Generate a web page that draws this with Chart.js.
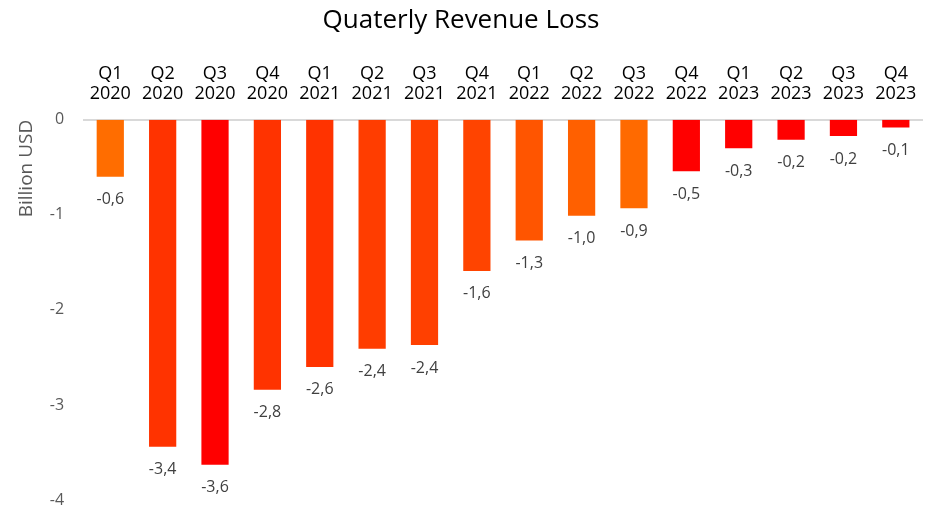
<!DOCTYPE html>
<html>
<head>
<meta charset="utf-8">
<script src="https://cdn.jsdelivr.net/npm/chart.js@4"></script>
<style>
  body { margin: 0; background: #fff; }
  #wrap { width: 926px; height: 510px; }
</style>
</head>
<body>
<div id="wrap"><canvas id="lossChart" width="926" height="510"></canvas></div>
<script>
// quarters along the top axis
const quarters = ['Q1', 'Q2', 'Q3', 'Q4', 'Q1', 'Q2', 'Q3', 'Q4', 'Q1', 'Q2', 'Q3', 'Q4', 'Q1', 'Q2', 'Q3', 'Q4'];
const years = ['2020', '2020', '2020', '2020', '2021', '2021', '2021', '2021', '2022', '2022', '2022', '2022', '2023', '2023', '2023', '2023'];
// revenue loss, billion USD
const loss = [-0.6, -3.44, -3.63, -2.84, -2.6, -2.41, -2.37, -1.59, -1.27, -1.01, -0.93, -0.54, -0.3, -0.21, -0.17, -0.08];
const barColors = ['#FF6D00', '#FF3300', '#FF0000', '#FF3300', '#FF3300', '#FF3D00', '#FF4000', '#FF4400',
                   '#FF5500', '#FF6000', '#FF6A00', '#FF0000', '#FF0000', '#FF0000', '#FF0000', '#FF0000'];
const yTicks = [0, -1, -2, -3, -4];

const font = "'Open Sans', 'Liberation Sans', sans-serif";

// value labels under each bar, decimal comma
const valueLabels = {
  id: 'valueLabels',
  afterDatasetsDraw(chart) {
    const ctx = chart.ctx;
    const meta = chart.getDatasetMeta(0);
    ctx.save();
    ctx.font = '16px ' + font;
    ctx.fillStyle = '#404040';
    ctx.textAlign = 'center';
    ctx.textBaseline = 'middle';
    meta.data.forEach((bar, i) => {
      const txt = loss[i].toFixed(1).replace('.', ',');
      ctx.fillText(txt, bar.x, bar.y + 23);
    });
    ctx.restore();
  }
};

new Chart(document.getElementById('lossChart'), {
  type: 'bar',
  data: {
    labels: quarters.map((q, i) => [q, years[i]]),
    datasets: [{
      data: loss,
      backgroundColor: barColors,
      barPercentage: 0.52,
      categoryPercentage: 1
    }]
  },
  options: {
    responsive: false,
    animation: false,
    layout: { padding: { left: 0, right: 4, top: 0, bottom: 10 } },
    plugins: {
      legend: { display: false },
      tooltip: { enabled: false },
      title: {
        display: true,
        text: 'Quaterly Revenue Loss',
        color: '#000',
        font: { family: font, size: 26, weight: 'normal', lineHeight: 1.2 },
        padding: { top: 5, bottom: 20 }
      }
    },
    scales: {
      x: {
        position: 'top',
        grid: { display: false },
        border: { color: '#D9D9D9', width: 2 },
        ticks: { color: '#000', font: { family: font, size: 18, lineHeight: 1.1 }, maxRotation: 0, padding: 8 }
      },
      y: {
        min: -4,
        max: 0,
        afterBuildTicks(axis) { axis.ticks = yTicks.map(v => ({ value: v })); },
        afterFit(axis) { axis.paddingTop = 0; axis.paddingBottom = 0; },
        grid: { display: false },
        border: { display: false },
        ticks: { color: '#595959', font: { family: font, size: 16 }, padding: 12 },
        title: {
          display: true,
          text: 'Billion USD',
          align: 'end',
          color: '#595959',
          font: { family: font, size: 19 },
          padding: { top: 15, bottom: 0 }
        }
      }
    }
  },
  plugins: [valueLabels]
});
</script>
</body>
</html>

============

→ STATED PROBLEM:
Go through the listing above and write it out again exactly, dropping the pictures.

→ FULL SOLUTION:
Generate a web page that draws this with Chart.js.
<!DOCTYPE html>
<html>
<head>
<meta charset="utf-8">
<script src="https://cdn.jsdelivr.net/npm/chart.js@4"></script>
<style>
  body { margin: 0; background: #fff; }
  #wrap { width: 926px; height: 510px; }
</style>
</head>
<body>
<div id="wrap"><canvas id="lossChart" width="926" height="510"></canvas></div>
<script>
// quarters along the top axis
const quarters = ['Q1', 'Q2', 'Q3', 'Q4', 'Q1', 'Q2', 'Q3', 'Q4', 'Q1', 'Q2', 'Q3', 'Q4', 'Q1', 'Q2', 'Q3', 'Q4'];
const years = ['2020', '2020', '2020', '2020', '2021', '2021', '2021', '2021', '2022', '2022', '2022', '2022', '2023', '2023', '2023', '2023'];
// revenue loss, billion USD
const loss = [-0.6, -3.44, -3.63, -2.84, -2.6, -2.41, -2.37, -1.59, -1.27, -1.01, -0.93, -0.54, -0.3, -0.21, -0.17, -0.08];
const barColors = ['#FF6D00', '#FF3300', '#FF0000', '#FF3300', '#FF3300', '#FF3D00', '#FF4000', '#FF4400',
                   '#FF5500', '#FF6000', '#FF6A00', '#FF0000', '#FF0000', '#FF0000', '#FF0000', '#FF0000'];
const yTicks = [0, -1, -2, -3, -4];

const font = "'Open Sans', 'Liberation Sans', sans-serif";

// value labels under each bar, decimal comma
const valueLabels = {
  id: 'valueLabels',
  afterDatasetsDraw(chart) {
    const ctx = chart.ctx;
    const meta = chart.getDatasetMeta(0);
    ctx.save();
    ctx.font = '16px ' + font;
    ctx.fillStyle = '#404040';
    ctx.textAlign = 'center';
    ctx.textBaseline = 'middle';
    meta.data.forEach((bar, i) => {
      const txt = loss[i].toFixed(1).replace('.', ',');
      ctx.fillText(txt, bar.x, bar.y + 23);
    });
    ctx.restore();
  }
};

new Chart(document.getElementById('lossChart'), {
  type: 'bar',
  data: {
    labels: quarters.map((q, i) => [q, years[i]]),
    datasets: [{
      data: loss,
      backgroundColor: barColors,
      barPercentage: 0.52,
      categoryPercentage: 1
    }]
  },
  options: {
    responsive: false,
    animation: false,
    layout: { padding: { left: 0, right: 4, top: 0, bottom: 10 } },
    plugins: {
      legend: { display: false },
      tooltip: { enabled: false },
      title: {
        display: true,
        text: 'Quaterly Revenue Loss',
        color: '#000',
        font: { family: font, size: 26, weight: 'normal', lineHeight: 1.2 },
        padding: { top: 5, bottom: 20 }
      }
    },
    scales: {
      x: {
        position: 'top',
        grid: { display: false },
        border: { color: '#D9D9D9', width: 2 },
        ticks: { color: '#000', font: { family: font, size: 18, lineHeight: 1.1 }, maxRotation: 0, padding: 8 }
      },
      y: {
        min: -4,
        max: 0,
        afterBuildTicks(axis) { axis.ticks = yTicks.map(v => ({ value: v })); },
        afterFit(axis) { axis.paddingTop = 0; axis.paddingBottom = 0; },
        grid: { display: false },
        border: { display: false },
        ticks: { color: '#595959', font: { family: font, size: 16 }, padding: 12 },
        title: {
          display: true,
          text: 'Billion USD',
          align: 'end',
          color: '#595959',
          font: { family: font, size: 19 },
          padding: { top: 15, bottom: 0 }
        }
      }
    }
  },
  plugins: [valueLabels]
});
</script>
</body>
</html>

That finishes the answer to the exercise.